Çok küçük yaşlarda çiçek, ağaç, bitkileri tanıtıp sevdirmeliyiz çocuklarımıza. Hüseyin Emiroğlu’nun da bizlere önerisi, mutlaka bir şeylere âşık olmanın, sahip çıkmanın anlam ve güzelliği. Kendisi erguvan ağacına âşık olup, bu aşka öyle inanmış ki, yurdun dört bir yanındaki belediyeler erguvan ağacı dikimini gündemlerine almışlar. İstanbul Belediyelerimiz ağaçları sahiplenip, etkinlikler düzenler olmuş. Ekilen küçücük bir sevgi tohumu, etkinlikler ile kurumsallaşarak, fidan dağıtımları ile şehrimizin her bir köşesinde güzellikler olarak kalıcılaşıyor. Eleştirinin çok ötesinde üretmenin hazzını yaşamak bu olsa gerek.

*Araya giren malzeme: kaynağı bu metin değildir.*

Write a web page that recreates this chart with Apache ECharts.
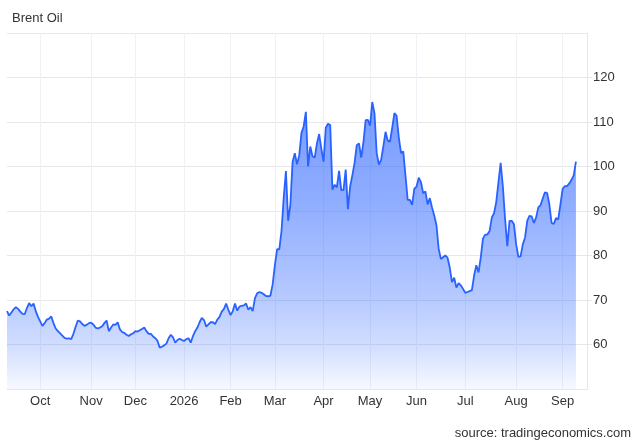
<!DOCTYPE html>
<html>
<head>
<meta charset="utf-8">
<script src="https://cdn.jsdelivr.net/npm/echarts@6/dist/echarts.min.js"></script>
<style>
html,body{margin:0;padding:0;background:#fff;}
#chart{width:640px;height:444px;}
</style>
</head>
<body>
<div id="chart"></div>
<script>
// Trading-day axis (weekdays, market holidays skipped)
const startDate = '2025-09-10';
const endDate = '2026-09-16';
const holidays = ['2025-12-25', '2026-01-01', '2026-04-03'];
const monthTickLabels = ['Jan', 'Feb', 'Mar', 'Apr', 'May', 'Jun', 'Jul', 'Aug', 'Sep', 'Oct', 'Nov', 'Dec'];

// Brent daily closes (USD/bbl), one value per trading day
const sep2025 = [67.5, 66.5, 67.2, 67.9, 68.4, 68.0, 67.4, 66.9, 66.8, 68.2, 69.3, 68.6, 69.2, 67.5, 66.2];
const oct2025 = [65.2, 64.2, 64.8, 65.6, 65.8, 66.3, 64.8, 63.6, 63.0, 62.5, 62.0, 61.5, 61.3, 61.4, 61.2, 62.4, 64.0, 65.4, 65.2, 64.6, 64.2, 64.4, 64.8];
const nov2025 = [64.9, 64.5, 63.8, 63.6, 63.8, 64.1, 64.8, 65.4, 63.0, 63.8, 64.5, 64.4, 65.0, 63.4, 62.8, 62.6, 62.2, 61.9, 62.3, 62.5];
const dec2025 = [63.0, 62.9, 63.2, 63.5, 63.8, 63.0, 62.4, 62.4, 61.8, 61.4, 60.8, 59.3, 59.5, 59.8, 60.2, 61.4, 62.2, 61.6, 60.4, 61.0, 61.3, 61.0];
const jan2026 = [60.8, 61.2, 61.4, 60.4, 61.9, 63.0, 63.8, 65.0, 66.0, 65.5, 64.0, 64.5, 65.0, 65.0, 64.6, 65.6, 66.2, 67.4, 68.0, 69.2, 67.8];
const feb2026 = [66.6, 67.5, 69.2, 67.6, 68.5, 68.7, 68.8, 69.2, 67.8, 68.4, 67.5, 70.4, 71.5, 71.8, 71.6, 71.3, 70.9, 70.8, 71.0, 73.5];
const mar2026 = [77.8, 81.4, 81.4, 85.5, 93.0, 99.0, 87.8, 91.4, 101.0, 103.0, 100.5, 102.5, 107.5, 109.0, 112.3, 100.0, 104.5, 102.3, 102.0, 105.2, 107.3, 104.0];
const apr2026 = [101.1, 108.7, 109.6, 109.3, 94.8, 95.9, 95.3, 99.0, 94.7, 94.7, 99.3, 90.4, 95.5, 98.0, 100.8, 104.8, 105.2, 102.0, 105.4, 110.4, 110.5];
const may2026 = [109.2, 114.5, 112.0, 103.0, 100.4, 101.5, 104.5, 107.8, 105.8, 105.6, 108.7, 112.0, 111.4, 106.5, 103.0, 103.4, 98.0, 92.5, 92.5, 91.4, 95.0];
const jun2026 = [95.5, 97.5, 96.5, 94.0, 94.4, 91.5, 92.9, 90.8, 89.0, 86.8, 81.5, 79.2, 79.6, 80.0, 79.5, 77.3, 74.0, 75.0, 72.8, 73.8, 73.3, 72.5];
const jul2026 = [71.6, 71.8, 72.0, 72.2, 75.5, 77.8, 76.2, 79.5, 83.8, 84.7, 84.7, 85.5, 88.5, 89.5, 92.0, 96.5, 100.8, 95.5, 88.2, 82.1, 87.8, 87.8, 87.0];
const aug2026 = [82.5, 79.7, 79.8, 82.5, 84.0, 87.8, 88.9, 88.8, 87.3, 88.5, 90.8, 91.3, 92.8, 94.2, 94.0, 91.5, 87.3, 87.1, 88.4, 88.1, 91.5];
const sep2026 = [95.0, 95.6, 95.6, 96.2, 97.0, 98.0, 101.1];

const prices = [].concat(sep2025, oct2025, nov2025, dec2025, jan2026, feb2026, mar2026,
  apr2026, may2026, jun2026, jul2026, aug2026, sep2026);

// Build category dates
const dates = [];
{
  const d = new Date(startDate + 'T00:00:00Z');
  const end = new Date(endDate + 'T00:00:00Z');
  while (d <= end) {
    const dow = d.getUTCDay();
    const iso = d.toISOString().slice(0, 10);
    if (dow !== 0 && dow !== 6 && holidays.indexOf(iso) < 0) dates.push(iso);
    d.setUTCDate(d.getUTCDate() + 1);
  }
}
const monthStart = dates.map((s, i) => i > 0 && s.slice(0, 7) !== dates[i - 1].slice(0, 7));
function tickText(s) {
  const m = parseInt(s.slice(5, 7), 10);
  return m === 1 ? s.slice(0, 4) : monthTickLabels[m - 1];
}

const chart = echarts.init(document.getElementById('chart'));
const font = '"Helvetica Neue", Helvetica, Arial, "Liberation Sans", sans-serif';
chart.setOption({
  animation: false,
  backgroundColor: '#ffffff',
  title: [
    { text: 'Brent Oil', left: 7, top: 7,
      textStyle: { fontFamily: font, fontSize: 13, fontWeight: 'normal', color: '#333333' } },
    { text: 'source: tradingeconomics.com', right: 4, top: 422,
      textStyle: { fontFamily: font, fontSize: 13, fontWeight: 'normal', color: '#333333' } }
  ],
  grid: { left: 7, right: 53, top: 33, bottom: 55 },
  xAxis: {
    type: 'category',
    data: dates,
    boundaryGap: false,
    axisLine: { show: true, lineStyle: { color: '#e6e6e6', width: 1 } },
    axisTick: { show: false },
    axisLabel: {
      interval: (i) => monthStart[i],
      formatter: (v) => tickText(v),
      color: '#333333', fontFamily: font, fontSize: 13, margin: 6
    },
    splitLine: {
      show: true,
      interval: (i) => monthStart[i],
      lineStyle: { color: '#eef1f5', width: 1 }
    }
  },
  yAxis: {
    type: 'value',
    position: 'right',
    min: 50, max: 130, interval: 10,
    axisLine: { show: true, lineStyle: { color: '#e6e6e6' } },
    axisTick: { show: true, length: 5, lineStyle: { color: '#e6e6e6' } },
    axisLabel: {
      showMinLabel: false, showMaxLabel: false,
      color: '#333333', fontFamily: font, fontSize: 13, margin: 6
    },
    splitLine: { show: true, lineStyle: { color: '#e8e8e8', width: 1 } }
  },
  series: [{
    type: 'line',
    data: prices,
    showSymbol: false,
    smooth: false,
    lineStyle: { color: '#2962ff', width: 1.8 },
    itemStyle: { color: '#2962ff' },
    areaStyle: {
      color: new echarts.graphic.LinearGradient(0, 0, 0, 1, [
        { offset: 0, color: 'rgba(41,98,255,0.9)' },
        { offset: 0.34, color: 'rgba(41,98,255,0.75)' },
        { offset: 0.69, color: 'rgba(41,98,255,0.48)' },
        { offset: 0.85, color: 'rgba(41,98,255,0.3)' },
        { offset: 1, color: 'rgba(41,98,255,0.05)' }
      ])
    }
  }]
});
</script>
</body>
</html>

Baharın sonlarına yaklaşırken, her birimiz balkon, bahçe, mahalle, sokaklarımıza kendi adımıza dikeceğimiz bir fidan ile anlam katıp, doğanın tüketilmesinin insanın tüketilmesi anlamına geldiği bilinci ile doğamızı yaşatalım. Ihlamurlar ile caddelerimiz misler gibi kokarken, çam ağaçları ile oksijen deposu olsun, mimozalar, ılgınlar gözümüze nur olsun… Yeter ki ağaç olsun, gözümüze, gönlümüze, ruhumuza şifa olsun. Edebiyatımızın da ilham kaynağı olan ağaç konusunu Ziya Osman Saba’nın bir dörtlüğü ile taçlandıralım:
Düşünceli yürürken, bir yol dönemecinde
Çıkacak ömrümüze beyaz dallarla bahar
Hatırlatacak bize en son çocukluğumuzu
Erguvanlı bir bahçe, mor salkımlı bir duvar.
İstanbul'un ağaçları, denince benim aklıma ilk gelen isim…
Elbette ki;
Dîvanyolu dergimizin (bir yıl kadar sürmüş olan) unutulmaz serilerinden birini, yine şu yukarıdaki isimle hazırlayan Hülya Günay geliyor.
"Ağaçların ablası" dediğim kadar da vardı;
Hülya hanım her ay İstanbul'umuzun bir ağacını anlatıyordu ve dört, beş, altı sayfa basıyordum.